En su primera película de ficción, Paula Cons toma el núcleo de lo sucedido pero reconstruye la historia a partir de las omisiones en el relato oficial, aunque también incluye su hipótesis sobre los motivos por los cuales se ignora -casi completamente- el acto de salvataje por parte de Cipriana Oujo, Josefa Parada y María Fernández. Hay un periodista argentino (Darío Grandinetti) que llega a la isla para patear el hormiguero del asunto, que no tardará en desintegrarse, así como también aparecerán agentes del Estado que expondrán conductas ambiguas y sospechosas. Lejos de ser un retrato que solo pretende enaltecer a un grupo de personajes, el film se encarga de presentar grises y contradicciones, incluso de las propias heroínas. Hay una meseta narrativa que genera un caos en los dos misterios, el del hundimiento del barco y el de una desaparición. A pesar de la conexión entre ambos incidentes el guión se pierde en una nebulosa detectivesca que queda en la mera insinuación; ahí es donde el thriller español mete la cola y salpica la estructura dramática y los bemoles (más creativos) sobre lo que sucedió.
En los pasajes donde Cons deja la película librada a la fortaleza de la historia (como si bastara para que camine sola), esta exhibe, paradójicamente, la mayor debilidad como obra cinematográfica. Las historias basadas en lo real pareciera que direccionan un relato casi en modo automático, como si el atractivo por tener ese rasgo que vincula la ficción con lo verídico fuera suficiente para ofrecer una narración. El cine no es solo un lienzo sobre el que se vuelca un manchón de tempera; hay muchos aspectos que pueden ponerse al servicio de la historia. Aquí, la destreza visual de Cons se deja entrever entre la necesidad de contar lo que pasó, tipo pancarta gigante detrás de un móvil de noticiero, y la idea de contar con imágenes; pero es tan solo un destello.

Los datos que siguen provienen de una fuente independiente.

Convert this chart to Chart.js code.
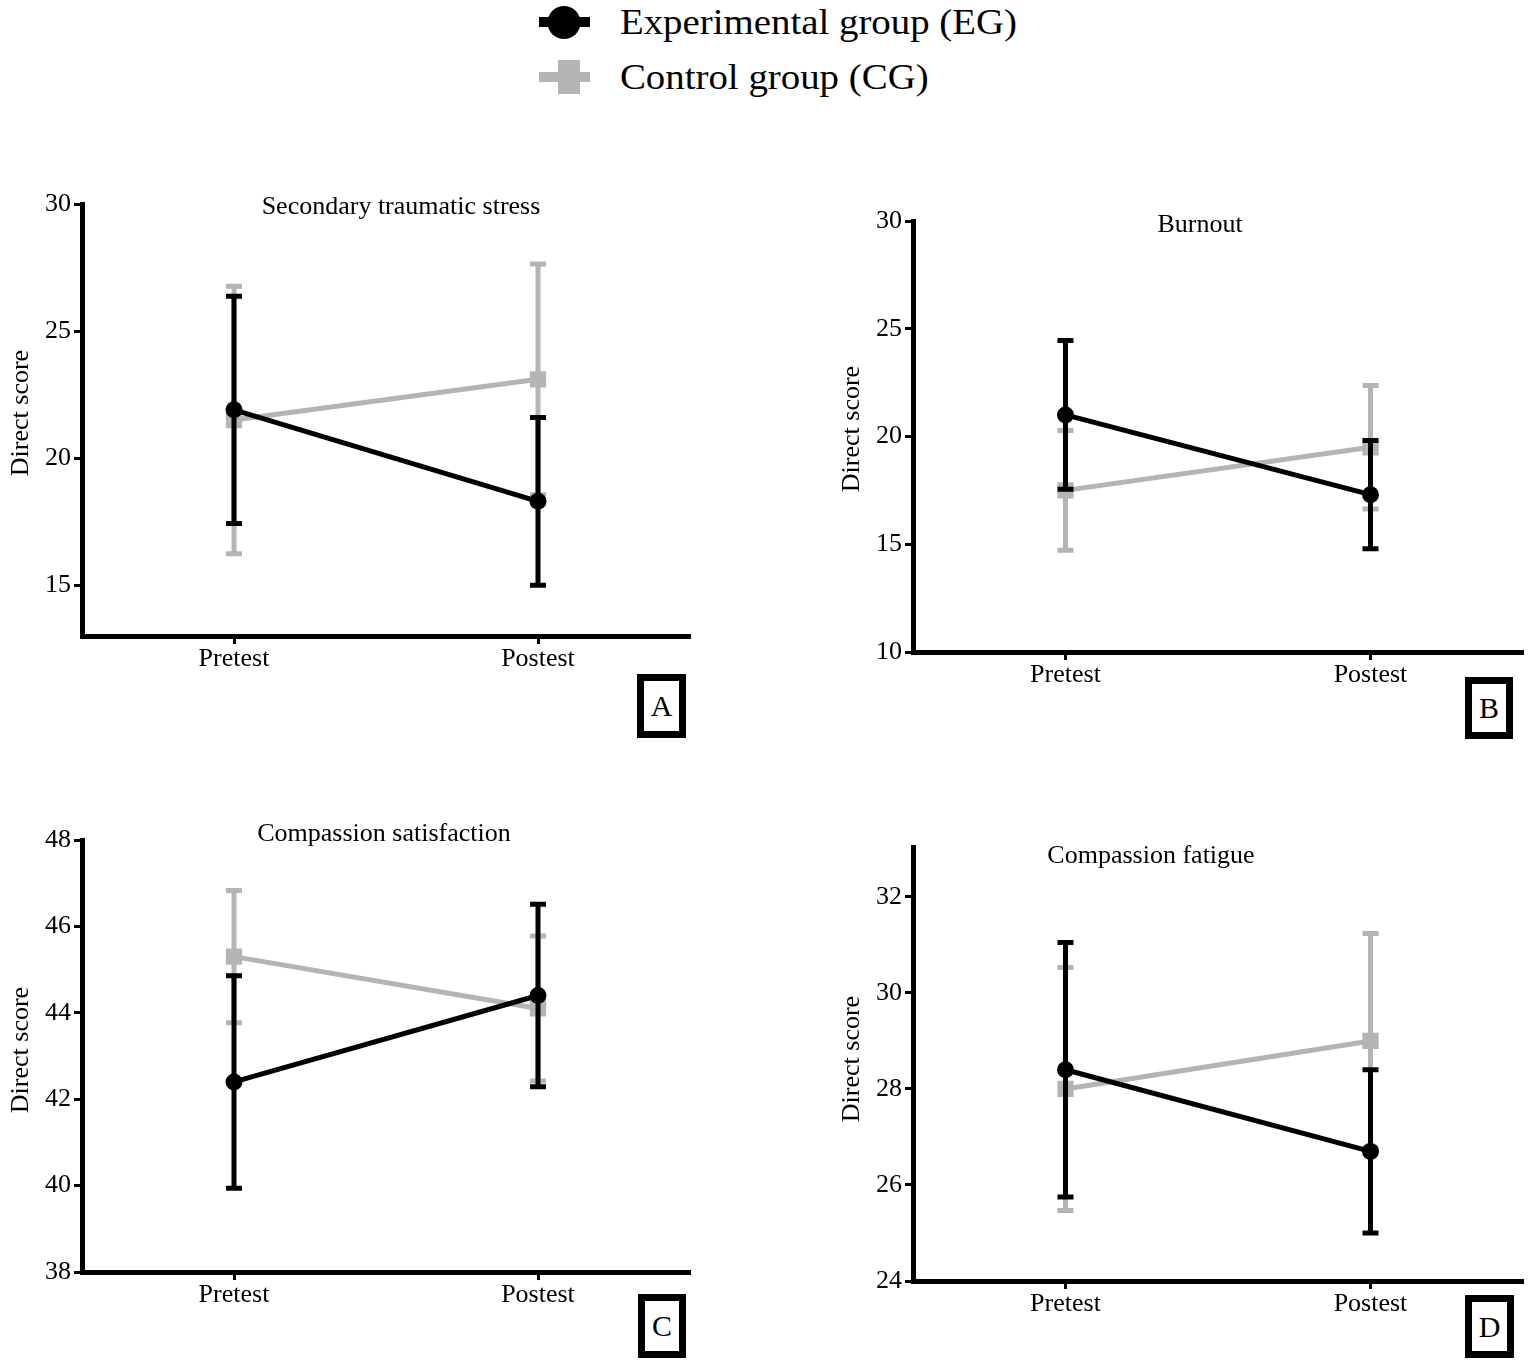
<!DOCTYPE html>
<html>
<head>
<meta charset="utf-8">
<script src="https://cdn.jsdelivr.net/npm/chart.js@4.4.1/dist/chart.umd.min.js"></script>
<style>
html,body{margin:0;padding:0;background:#fff;}
body{width:1535px;height:1369px;position:relative;overflow:hidden;font-family:"Liberation Serif","Times New Roman",serif;}
.cv{position:absolute;}
.tag{position:absolute;box-sizing:border-box;border:7px solid #000;background:#fff;font-size:30px;line-height:1;display:flex;align-items:center;justify-content:center;color:#000;}
#legend{position:absolute;left:0;top:0;}
</style>
</head>
<body>
<svg id="legend" width="1535" height="110" xmlns="http://www.w3.org/2000/svg">
  <rect x="539" y="17" width="51" height="10" fill="#000"/>
  <circle cx="564" cy="22.5" r="16.5" fill="#000"/>
  <rect x="539" y="72" width="51" height="10" fill="#b4b4b4"/>
  <rect x="558" y="60" width="22" height="34" fill="#b4b4b4"/>
  <g transform="scale(1.08,1)" font-family="Liberation Serif, Times New Roman, serif" font-size="36" fill="#000">
    <text id="lg0" x="574" y="34"></text>
    <text id="lg1" x="574" y="89"></text>
  </g>
</svg>

<div class="cv" style="left:0;top:180px;"><canvas id="cA" width="730" height="500"></canvas></div>
<div class="cv" style="left:830px;top:195px;"><canvas id="cB" width="705" height="500"></canvas></div>
<div class="cv" style="left:0;top:810px;"><canvas id="cC" width="730" height="505"></canvas></div>
<div class="cv" style="left:830px;top:820px;"><canvas id="cD" width="705" height="505"></canvas></div>

<div class="tag" style="left:637px;top:674px;width:49px;height:64px;">A</div>
<div class="tag" style="left:1465px;top:677px;width:48px;height:62px;">B</div>
<div class="tag" style="left:638px;top:1294px;width:48px;height:64px;">C</div>
<div class="tag" style="left:1465px;top:1295px;width:49px;height:63px;">D</div>

<script>
// ---------- data ----------
const timeLabels = ['Pretest', 'Postest'];
const seriesNames = ['Experimental group (EG)', 'Control group (CG)'];
const yAxisTitle = 'Direct score';

// A: Secondary traumatic stress
const stsTitle = 'Secondary traumatic stress';
const stsEG = [21.9, 18.3];
const stsEGsd = [4.47, 3.3];
const stsCG = [21.5, 23.1];
const stsCGsd = [5.26, 4.54];
const stsTicks = [15, 20, 25, 30];

// B: Burnout
const boTitle = 'Burnout';
const boEG = [21.0, 17.3];
const boEGsd = [3.45, 2.51];
const boCG = [17.5, 19.5];
const boCGsd = [2.78, 2.87];
const boTicks = [10, 15, 20, 25, 30];

// C: Compassion satisfaction
const csTitle = 'Compassion satisfaction';
const csEG = [42.4, 44.4];
const csEGsd = [2.46, 2.11];
const csCG = [45.3, 44.1];
const csCGsd = [1.53, 1.68];
const csTicks = [38, 40, 42, 44, 46, 48];

// D: Compassion fatigue
const cfTitle = 'Compassion fatigue';
const cfEG = [28.4, 26.7];
const cfEGsd = [2.65, 1.7];
const cfCG = [28.0, 29.0];
const cfCGsd = [2.53, 2.24];
const cfTicks = [24, 26, 28, 30, 32];

// ---------- styling ----------
const FONT = '"Liberation Serif", "Times New Roman", serif';
const EG_COLOR = '#000000';
const CG_COLOR = '#b4b4b4';

document.getElementById('lg0').textContent = seriesNames[0];
document.getElementById('lg1').textContent = seriesNames[1];

const errorBars = {
  id: 'errorBars',
  beforeDatasetDraw(chart, args, opts) {
    const ds = chart.data.datasets[args.index];
    if (!ds.errors) return;
    const ys = chart.scales.y;
    const ctx = chart.ctx;
    ctx.save();
    ctx.strokeStyle = ds.borderColor;
    ctx.lineWidth = opts.width;
    ctx.lineCap = 'butt';
    args.meta.data.forEach((pt, i) => {
      const m = ds.data[i], e = ds.errors[i];
      const x = pt.x;
      const yt = ys.getPixelForValue(m + e);
      const yb = ys.getPixelForValue(m - e);
      ctx.beginPath();
      ctx.moveTo(x, yt); ctx.lineTo(x, yb);
      ctx.moveTo(x - opts.cap, yt); ctx.lineTo(x + opts.cap, yt);
      ctx.moveTo(x - opts.cap, yb); ctx.lineTo(x + opts.cap, yb);
      ctx.stroke();
    });
    ctx.restore();
  }
};

const panelTitle = {
  id: 'panelTitle',
  afterDraw(chart, args, opts) {
    const ctx = chart.ctx;
    ctx.save();
    ctx.font = '26px ' + FONT;
    ctx.fillStyle = '#000';
    ctx.textAlign = 'center';
    ctx.textBaseline = 'middle';
    ctx.fillText(opts.text, opts.x, opts.y);
    ctx.translate(opts.ax, opts.ay);
    ctx.rotate(-Math.PI / 2);
    ctx.fillText(opts.axisText, 0, 0);
    ctx.restore();
  }
};

function makePanel(id, title, eg, egsd, cg, cgsd, ticks, ymin, ymax, L) {
  new Chart(document.getElementById(id), {
    type: 'line',
    data: {
      labels: timeLabels,
      datasets: [
        {
          label: seriesNames[0], data: eg, errors: egsd,
          borderColor: EG_COLOR, backgroundColor: EG_COLOR,
          borderWidth: 5, pointStyle: 'circle', pointRadius: 8.5,
          pointBorderWidth: 0, tension: 0, fill: false
        },
        {
          label: seriesNames[1], data: cg, errors: cgsd,
          borderColor: CG_COLOR, backgroundColor: CG_COLOR,
          borderWidth: 5, pointStyle: 'rect', pointRadius: 11.5,
          pointBorderWidth: 0, tension: 0, fill: false
        }
      ]
    },
    options: {
      responsive: false,
      animation: false,
      devicePixelRatio: 1,
      layout: { padding: { top: L.pt, right: L.pr, bottom: 0, left: 0 } },
      plugins: {
        legend: { display: false },
        tooltip: { enabled: false },
        errorBars: { width: 5, cap: 8 },
        panelTitle: { text: title, x: L.tx, y: L.ty, axisText: yAxisTitle, ax: L.ax, ay: L.ay }
      },
      scales: {
        x: {
          type: 'category',
          offset: true,
          grid: { display: true, drawOnChartArea: false, drawTicks: true, tickLength: 8, tickWidth: 3, tickColor: '#000', offset: false },
          border: { display: true, width: 5, color: '#000' },
          ticks: { color: '#000', font: { family: FONT, size: 26, lineHeight: 1 }, padding: 2, maxRotation: 0, autoSkip: false },
          afterFit(s) { s.height = L.xh; }
        },
        y: {
          type: 'linear',
          min: ymin, max: ymax,
          afterBuildTicks(s) { s.ticks = ticks.map(v => ({ value: v })); },
          grid: { display: true, drawOnChartArea: false, drawTicks: true, tickLength: 8, tickWidth: 3, tickColor: '#000' },
          border: { display: true, width: 5, color: '#000' },
          ticks: { color: '#000', font: { family: FONT, size: 26, lineHeight: 1 }, padding: 3 },
          title: { display: false },
          afterFit(s) { s.width = L.yw; }
        }
      }
    },
    plugins: [errorBars, panelTitle]
  });
}

makePanel('cA', stsTitle, stsEG, stsEGsd, stsCG, stsCGsd, stsTicks, 13, 30,
  { pt: 24, pr: 40, xh: 44, yw: 82, tx: 401, ty: 27, ax: 21, ay: 233 });
makePanel('cB', boTitle, boEG, boEGsd, boCG, boCGsd, boTicks, 10, 30,
  { pt: 26, pr: 12, xh: 43, yw: 83, tx: 370, ty: 30, ax: 22, ay: 234 });
makePanel('cC', csTitle, csEG, csEGsd, csCG, csCGsd, csTicks, 38, 48,
  { pt: 30, pr: 40, xh: 43, yw: 82, tx: 384, ty: 24, ax: 21, ay: 240 });
makePanel('cD', cfTitle, cfEG, cfEGsd, cfCG, cfCGsd, cfTicks, 24, 33.04,
  { pt: 27, pr: 12, xh: 44, yw: 83, tx: 321, ty: 36, ax: 22, ay: 239 });
</script>
</body>
</html>
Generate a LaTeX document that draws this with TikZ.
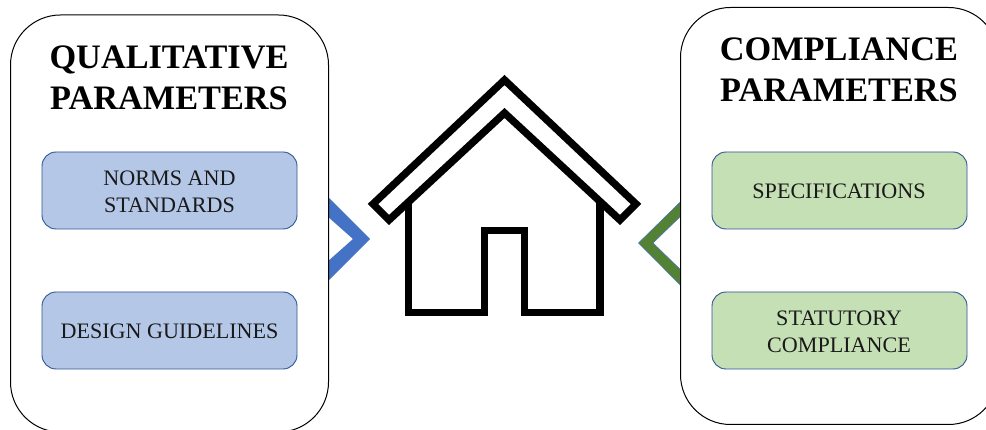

La mirada femenina sobre este hecho es fundamental para entender qué se puso en juego al pretender ocultar o, peor aún, ensuciar a las protagonistas y provocar su olvido. La isla de las mentiras es una película irregular, que oscila entre la documentación de un hecho y algunas pinceladas cinematográficas para contar lo primero. Una película más bien necesitada que necesaria.